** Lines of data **
======
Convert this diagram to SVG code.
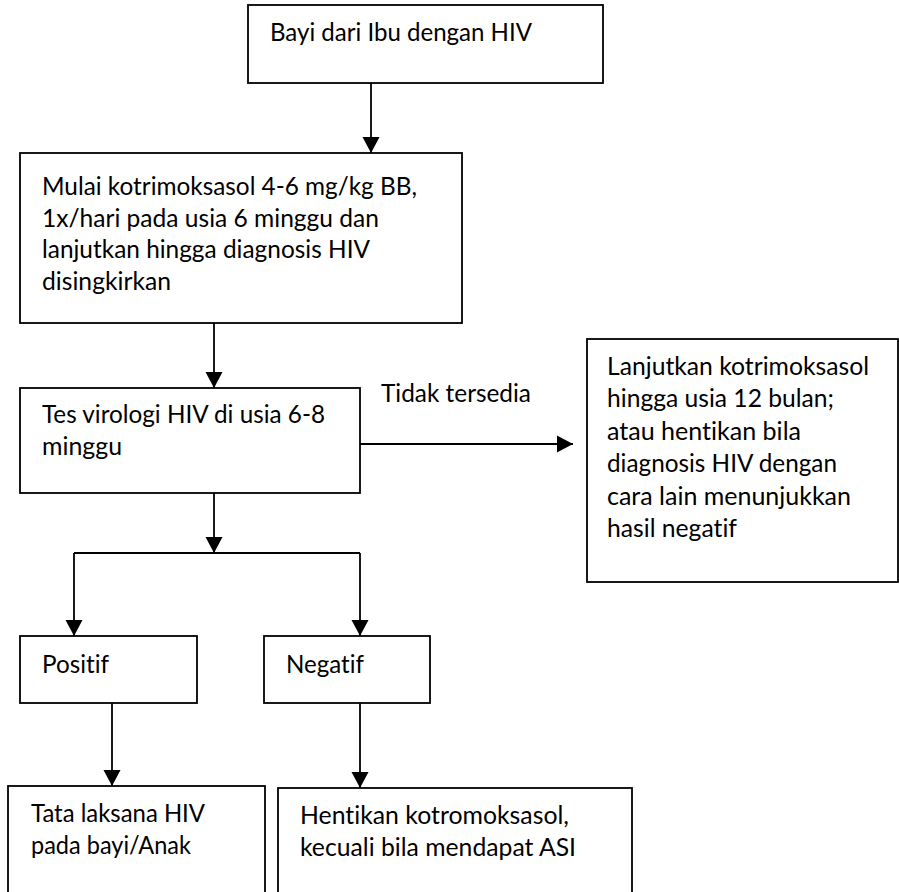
<svg xmlns="http://www.w3.org/2000/svg" width="899" height="892" viewBox="0 0 899 892">
<style>
.box{fill:#fff;stroke:#000;stroke-width:1.8}
.t{font-family:Lato,"Open Sans","Liberation Sans",sans-serif;font-size:25.5px;fill:#000;font-variant-ligatures:none;font-feature-settings:"liga" 0,"clig" 0}
.c{fill:none;stroke:#000;stroke-width:1.8}
</style>
<defs>
<marker id="ah" markerUnits="userSpaceOnUse" markerWidth="17" markerHeight="18" refX="16" refY="9" orient="auto">
<path d="M0,0.5 L16,9 L0,17.5 Z" fill="#000"/>
</marker>
</defs>
<rect width="899" height="892" fill="#fff"/>
<g id="connectors">
<line class="c" x1="371" y1="83" x2="371" y2="153" marker-end="url(#ah)"/>
<line class="c" x1="214" y1="323" x2="214" y2="388" marker-end="url(#ah)"/>
<line class="c" x1="360" y1="444" x2="573" y2="444" marker-end="url(#ah)"/>
<line class="c" x1="214" y1="493" x2="214" y2="553" marker-end="url(#ah)"/>
<polyline class="c" points="74,553 360,553"/>
<line class="c" x1="74" y1="553" x2="74" y2="636" marker-end="url(#ah)"/>
<line class="c" x1="360" y1="553" x2="360" y2="636" marker-end="url(#ah)"/>
<line class="c" x1="112" y1="703" x2="112" y2="786" marker-end="url(#ah)"/>
<line class="c" x1="360" y1="703" x2="360" y2="788" marker-end="url(#ah)"/>
<text class="t" x="381" y="402" textLength="150" lengthAdjust="spacingAndGlyphs">Tidak tersedia</text>
</g>
<g id="n1">
<rect class="box" x="248" y="5" width="355" height="78"/>
<text class="t" x="270" y="41" textLength="262" lengthAdjust="spacingAndGlyphs">Bayi dari Ibu dengan HIV</text>
</g>
<g id="n2">
<rect class="box" x="20" y="153" width="442" height="170"/>
<text class="t" x="42" y="195" textLength="375" lengthAdjust="spacingAndGlyphs">Mulai kotrimoksasol 4-6 mg/kg BB,</text>
<text class="t" x="42" y="227" textLength="337" lengthAdjust="spacingAndGlyphs">1x/hari pada usia 6 minggu dan</text>
<text class="t" x="42" y="258" textLength="328" lengthAdjust="spacingAndGlyphs">lanjutkan hingga diagnosis HIV</text>
<text class="t" x="42" y="290" textLength="129" lengthAdjust="spacingAndGlyphs">disingkirkan</text>
</g>
<g id="n3">
<rect class="box" x="20" y="388" width="340" height="105"/>
<text class="t" x="42" y="423" textLength="283" lengthAdjust="spacingAndGlyphs">Tes virologi HIV di usia 6-8</text>
<text class="t" x="42" y="455" textLength="80" lengthAdjust="spacingAndGlyphs">minggu</text>
</g>
<g id="n4">
<rect class="box" x="587" y="339" width="311" height="243"/>
<text class="t" x="607" y="375" textLength="262" lengthAdjust="spacingAndGlyphs">Lanjutkan kotrimoksasol</text>
<text class="t" x="607" y="407" textLength="227" lengthAdjust="spacingAndGlyphs">hingga usia 12 bulan;</text>
<text class="t" x="607" y="440" textLength="194" lengthAdjust="spacingAndGlyphs">atau hentikan bila</text>
<text class="t" x="607" y="472" textLength="230" lengthAdjust="spacingAndGlyphs">diagnosis HIV dengan</text>
<text class="t" x="607" y="505" textLength="244" lengthAdjust="spacingAndGlyphs">cara lain menunjukkan</text>
<text class="t" x="607" y="537" textLength="130" lengthAdjust="spacingAndGlyphs">hasil negatif</text>
</g>
<g id="n5">
<rect class="box" x="20" y="636" width="177" height="67"/>
<text class="t" x="42" y="673" textLength="67" lengthAdjust="spacingAndGlyphs">Positif</text>
</g>
<g id="n6">
<rect class="box" x="264" y="636" width="166" height="67"/>
<text class="t" x="286" y="673" textLength="78" lengthAdjust="spacingAndGlyphs">Negatif</text>
</g>
<g id="n7">
<rect class="box" x="8" y="786" width="257" height="120"/>
<text class="t" x="31" y="822" textLength="174" lengthAdjust="spacingAndGlyphs">Tata laksana HIV</text>
<text class="t" x="31" y="854" textLength="160" lengthAdjust="spacingAndGlyphs">pada bayi/Anak</text>
</g>
<g id="n8">
<rect class="box" x="278" y="788" width="354" height="120"/>
<text class="t" x="300" y="824" textLength="269" lengthAdjust="spacingAndGlyphs">Hentikan kotromoksasol,</text>
<text class="t" x="300" y="856" textLength="276" lengthAdjust="spacingAndGlyphs">kecuali bila mendapat ASI</text>
</g>
</svg>
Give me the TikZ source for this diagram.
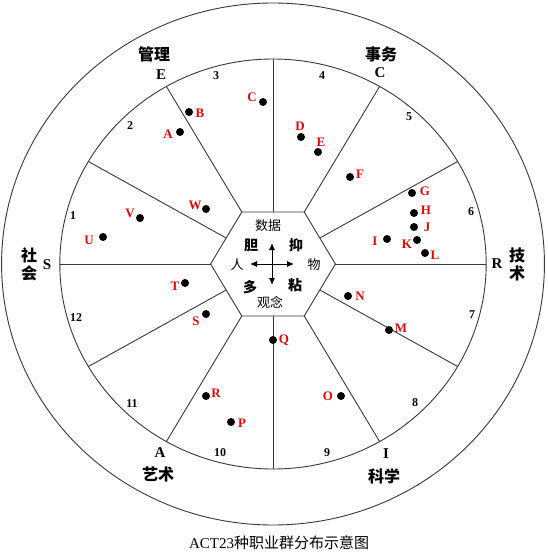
\documentclass[tikz,border=0pt]{standalone}
\usepackage{fontspec}
\setmainfont{Liberation Serif}
\newfontfamily\cjk{Noto Sans CJK SC}
\usetikzlibrary{arrows.meta}
\definecolor{lblred}{RGB}{215,10,10}
\definecolor{linegray}{RGB}{55,55,55}
\begin{document}
\begin{tikzpicture}[x=1pt,y=-1pt,
  ring/.style={draw=linegray,line width=0.9pt},
  ray/.style={draw=linegray,line width=0.9pt},
  dot/.style={circle,fill=black,inner sep=0pt,minimum size=8pt},
  lbl/.style={text=lblred,font=\fontsize{13}{13}\selectfont\bfseries,inner sep=0pt},
  num/.style={font=\fontsize{12}{12}\selectfont\bfseries,inner sep=0pt},
  typeletter/.style={font=\fontsize{15}{15}\selectfont\bfseries,inner sep=0pt},
  zh/.style={font=\cjk\fontsize{16}{18}\selectfont\bfseries,inner sep=0pt,align=center},
  hz/.style={font=\cjk\fontsize{13}{13}\selectfont,inner sep=0pt},
  hzb/.style={font=\cjk\fontsize{14}{14}\selectfont\bfseries,inner sep=0pt},
  arr/.style={{Latex[length=7pt,width=6pt]}-{Latex[length=7pt,width=6pt]},line width=0.9pt}
]
\useasboundingbox (0,0) rectangle (548,559);
\fill[white] (0,0) rectangle (548,559);
\begin{scope}[shift={(273,264)},xscale=1.04]
  \draw[ring] (0,0) circle[radius=261pt];
  \draw[ring] (0,0) circle[radius=205pt];
  \draw[ray] (0:60pt) -- (60:60pt) -- (120:60pt) -- (180:60pt) -- (240:60pt) -- (300:60pt) -- cycle;
  \foreach \a in {0,60,...,300} \draw[ray] (\a:60pt) -- (\a:205pt);
  \foreach \a in {30,90,...,330} \draw[ray] (\a:51.96pt) -- (\a:205pt);
\end{scope}

% type letters and group names
\node[zh] (gl) at (154,54) {管理};
\node[typeletter] (tE) at (161,75) {E};
\node[zh] (sw) at (381,54) {事务};
\node[typeletter] (tC) at (380,73) {C};
\node[zh] (sh) at (29,264) {社\\会};
\node[typeletter] (tS) at (47,265) {S};
\node[zh] (js) at (517,264) {技\\术};
\node[typeletter] (tR) at (497,264) {R};
\node[typeletter] (tA) at (160,453) {A};
\node[zh] (ys) at (158,474) {艺术};
\node[typeletter] (tI) at (386,454) {I};
\node[zh] (kx) at (384,476) {科学};

% sector numbers
\node[num] (n1) at (73,216) {1};
\node[num] (n2) at (130,126) {2};
\node[num] (n3) at (216,76) {3};
\node[num] (n4) at (322,76) {4};
\node[num] (n5) at (409,117) {5};
\node[num] (n6) at (471,212) {6};
\node[num] (n7) at (472,315) {7};
\node[num] (n8) at (415,403) {8};
\node[num] (n9) at (327,453) {9};
\node[num] (n10) at (220,453) {10};
\node[num] (n11) at (132,404) {11};
\node[num] (n12) at (76,318) {12};

% job groups
\node[dot] (dA) at (180,132) {}; \node[lbl] (lA) at (168,134) {A};
\node[dot] (dB) at (189,112) {}; \node[lbl] (lB) at (200,113) {B};
\node[dot] (dC) at (263,102) {}; \node[lbl] (lC) at (252,97) {C};
\node[dot] (dD) at (301,137) {}; \node[lbl] (lD) at (300,126) {D};
\node[dot] (dE) at (318,152) {}; \node[lbl] (lE) at (321,142) {E};
\node[dot] (dF) at (350,177) {}; \node[lbl] (lF) at (360,174) {F};
\node[dot] (dG) at (412,193) {}; \node[lbl] (lG) at (425,191) {G};
\node[dot] (dH) at (414,213) {}; \node[lbl] (lH) at (426,210) {H};
\node[dot] (dJ) at (414,227) {}; \node[lbl] (lJ) at (427,227) {J};
\node[dot] (dI) at (387,239) {}; \node[lbl] (lI) at (375,241) {I};
\node[dot] (dK) at (417,240) {}; \node[lbl] (lK) at (407,244) {K};
\node[dot] (dL) at (425,253) {}; \node[lbl] (lL) at (435,255) {L};
\node[dot] (dN) at (348,296) {}; \node[lbl] (lN) at (360,296) {N};
\node[dot] (dM) at (389,330) {}; \node[lbl] (lM) at (401,328) {M};
\node[dot] (dQ) at (273,340) {}; \node[lbl] (lQ) at (284,340) {Q};
\node[dot] (dO) at (341,396) {}; \node[lbl] (lO) at (328,396) {O};
\node[dot] (dP) at (231,422) {}; \node[lbl] (lP) at (242,423) {P};
\node[dot] (dR) at (206,396) {}; \node[lbl] (lR) at (216,393) {R};
\node[dot] (dS) at (206,314) {}; \node[lbl] (lS) at (196,321) {S};
\node[dot] (dT) at (185,283) {}; \node[lbl] (lT) at (175,286) {T};
\node[dot] (dU) at (103,237) {}; \node[lbl] (lU) at (89,240) {U};
\node[dot] (dV) at (140,218) {}; \node[lbl] (lV) at (130,213) {V};
\node[dot] (dW) at (206,209) {}; \node[lbl] (lW) at (195,205) {W};

% hexagon centre
\node[hz] (sj) at (268,226) {数据};
\node[hz] (gn) at (270,302) {观念};
\node[hz] (ren) at (237,265) {人};
\node[hz] (wu) at (314,265) {物};
\node[hzb] (dan) at (251,245) {胆};
\node[hzb] (yi) at (296,245) {抑};
\node[hzb] (duo) at (250,287) {多};
\node[hzb] (nian) at (295,285) {粘};
\coordinate (up) at (272,243);
\coordinate (dn) at (272,285);
\coordinate (lf) at (250,264);
\coordinate (rt) at (294,264);
\draw[arr] (up) -- (dn);
\draw[arr] (lf) -- (rt);

% caption
\node[font=\fontsize{15}{15}\selectfont,inner sep=0pt] (capt) at (279,543) {ACT23{\cjk 种职业群分布示意图}};
\end{tikzpicture}
\end{document}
======
** Exercise directions **
For each line in the data above that contains the string "diagram", extract the line.

** Result below **
Convert this diagram to SVG code.
Give me the TikZ source for this diagram.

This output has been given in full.